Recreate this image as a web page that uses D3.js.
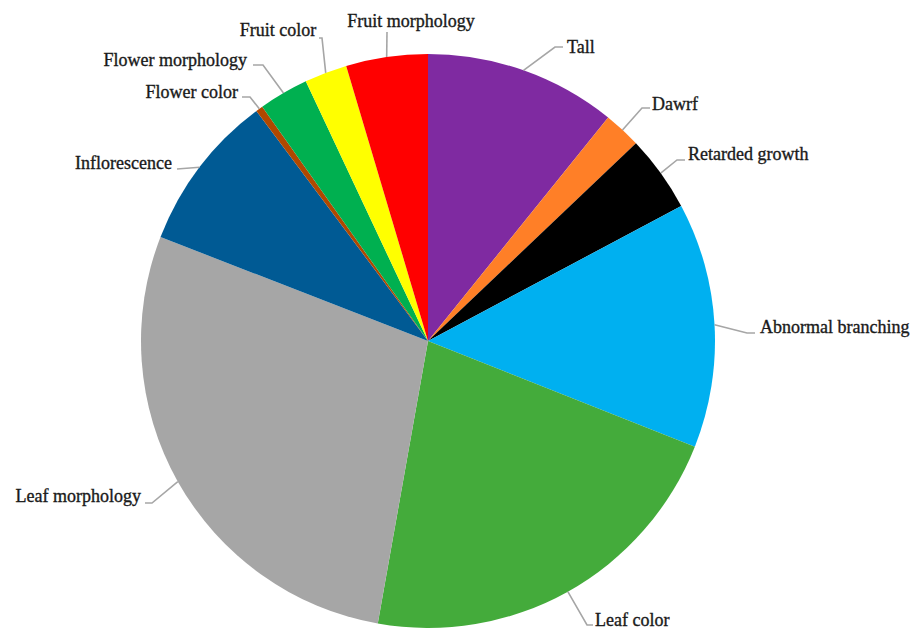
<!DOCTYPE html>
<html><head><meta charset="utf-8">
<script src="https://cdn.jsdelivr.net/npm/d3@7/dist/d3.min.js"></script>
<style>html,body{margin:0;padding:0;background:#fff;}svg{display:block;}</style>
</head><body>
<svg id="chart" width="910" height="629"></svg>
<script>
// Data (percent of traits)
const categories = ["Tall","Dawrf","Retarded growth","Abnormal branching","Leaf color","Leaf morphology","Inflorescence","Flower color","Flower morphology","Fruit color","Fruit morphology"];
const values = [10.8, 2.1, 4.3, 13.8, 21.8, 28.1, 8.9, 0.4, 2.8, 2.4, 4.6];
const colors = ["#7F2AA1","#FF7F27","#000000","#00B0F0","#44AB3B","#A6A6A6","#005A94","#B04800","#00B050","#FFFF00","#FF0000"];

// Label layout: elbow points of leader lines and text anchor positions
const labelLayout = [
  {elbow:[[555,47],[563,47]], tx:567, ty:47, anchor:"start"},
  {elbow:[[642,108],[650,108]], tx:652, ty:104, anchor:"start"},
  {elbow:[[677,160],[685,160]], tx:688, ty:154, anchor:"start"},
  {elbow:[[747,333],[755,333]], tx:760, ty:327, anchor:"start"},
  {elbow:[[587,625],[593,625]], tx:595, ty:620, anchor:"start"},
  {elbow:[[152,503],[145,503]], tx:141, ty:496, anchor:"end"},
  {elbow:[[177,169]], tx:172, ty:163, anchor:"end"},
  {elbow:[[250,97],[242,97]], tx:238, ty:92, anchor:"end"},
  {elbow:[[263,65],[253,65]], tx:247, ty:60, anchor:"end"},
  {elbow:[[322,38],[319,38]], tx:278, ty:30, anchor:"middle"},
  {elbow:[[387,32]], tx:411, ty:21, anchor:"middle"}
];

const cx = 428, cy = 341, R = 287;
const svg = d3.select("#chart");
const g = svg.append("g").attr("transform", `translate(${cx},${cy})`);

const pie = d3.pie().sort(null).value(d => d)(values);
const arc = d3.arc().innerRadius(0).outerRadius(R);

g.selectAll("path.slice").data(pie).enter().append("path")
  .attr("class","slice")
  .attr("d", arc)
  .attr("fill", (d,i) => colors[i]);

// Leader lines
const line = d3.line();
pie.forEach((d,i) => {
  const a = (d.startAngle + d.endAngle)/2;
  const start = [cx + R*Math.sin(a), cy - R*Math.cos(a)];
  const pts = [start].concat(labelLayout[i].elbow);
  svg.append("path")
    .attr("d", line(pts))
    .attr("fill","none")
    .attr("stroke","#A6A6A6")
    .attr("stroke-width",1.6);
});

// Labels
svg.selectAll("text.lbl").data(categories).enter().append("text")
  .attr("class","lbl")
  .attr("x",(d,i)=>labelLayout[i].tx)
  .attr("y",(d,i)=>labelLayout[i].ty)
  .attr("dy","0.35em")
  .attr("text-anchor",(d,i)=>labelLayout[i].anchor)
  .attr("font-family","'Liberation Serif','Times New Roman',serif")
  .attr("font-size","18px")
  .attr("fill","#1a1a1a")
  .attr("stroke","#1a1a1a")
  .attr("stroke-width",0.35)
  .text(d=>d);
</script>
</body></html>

-------------------------

■ **What to work on**
Copy the material above in full and exactly, skipping pictures.

■ **Answer to the problem**
Recreate this image as a web page that uses D3.js.
<!DOCTYPE html>
<html><head><meta charset="utf-8">
<script src="https://cdn.jsdelivr.net/npm/d3@7/dist/d3.min.js"></script>
<style>html,body{margin:0;padding:0;background:#fff;}svg{display:block;}</style>
</head><body>
<svg id="chart" width="910" height="629"></svg>
<script>
// Data (percent of traits)
const categories = ["Tall","Dawrf","Retarded growth","Abnormal branching","Leaf color","Leaf morphology","Inflorescence","Flower color","Flower morphology","Fruit color","Fruit morphology"];
const values = [10.8, 2.1, 4.3, 13.8, 21.8, 28.1, 8.9, 0.4, 2.8, 2.4, 4.6];
const colors = ["#7F2AA1","#FF7F27","#000000","#00B0F0","#44AB3B","#A6A6A6","#005A94","#B04800","#00B050","#FFFF00","#FF0000"];

// Label layout: elbow points of leader lines and text anchor positions
const labelLayout = [
  {elbow:[[555,47],[563,47]], tx:567, ty:47, anchor:"start"},
  {elbow:[[642,108],[650,108]], tx:652, ty:104, anchor:"start"},
  {elbow:[[677,160],[685,160]], tx:688, ty:154, anchor:"start"},
  {elbow:[[747,333],[755,333]], tx:760, ty:327, anchor:"start"},
  {elbow:[[587,625],[593,625]], tx:595, ty:620, anchor:"start"},
  {elbow:[[152,503],[145,503]], tx:141, ty:496, anchor:"end"},
  {elbow:[[177,169]], tx:172, ty:163, anchor:"end"},
  {elbow:[[250,97],[242,97]], tx:238, ty:92, anchor:"end"},
  {elbow:[[263,65],[253,65]], tx:247, ty:60, anchor:"end"},
  {elbow:[[322,38],[319,38]], tx:278, ty:30, anchor:"middle"},
  {elbow:[[387,32]], tx:411, ty:21, anchor:"middle"}
];

const cx = 428, cy = 341, R = 287;
const svg = d3.select("#chart");
const g = svg.append("g").attr("transform", `translate(${cx},${cy})`);

const pie = d3.pie().sort(null).value(d => d)(values);
const arc = d3.arc().innerRadius(0).outerRadius(R);

g.selectAll("path.slice").data(pie).enter().append("path")
  .attr("class","slice")
  .attr("d", arc)
  .attr("fill", (d,i) => colors[i]);

// Leader lines
const line = d3.line();
pie.forEach((d,i) => {
  const a = (d.startAngle + d.endAngle)/2;
  const start = [cx + R*Math.sin(a), cy - R*Math.cos(a)];
  const pts = [start].concat(labelLayout[i].elbow);
  svg.append("path")
    .attr("d", line(pts))
    .attr("fill","none")
    .attr("stroke","#A6A6A6")
    .attr("stroke-width",1.6);
});

// Labels
svg.selectAll("text.lbl").data(categories).enter().append("text")
  .attr("class","lbl")
  .attr("x",(d,i)=>labelLayout[i].tx)
  .attr("y",(d,i)=>labelLayout[i].ty)
  .attr("dy","0.35em")
  .attr("text-anchor",(d,i)=>labelLayout[i].anchor)
  .attr("font-family","'Liberation Serif','Times New Roman',serif")
  .attr("font-size","18px")
  .attr("fill","#1a1a1a")
  .attr("stroke","#1a1a1a")
  .attr("stroke-width",0.35)
  .text(d=>d);
</script>
</body></html>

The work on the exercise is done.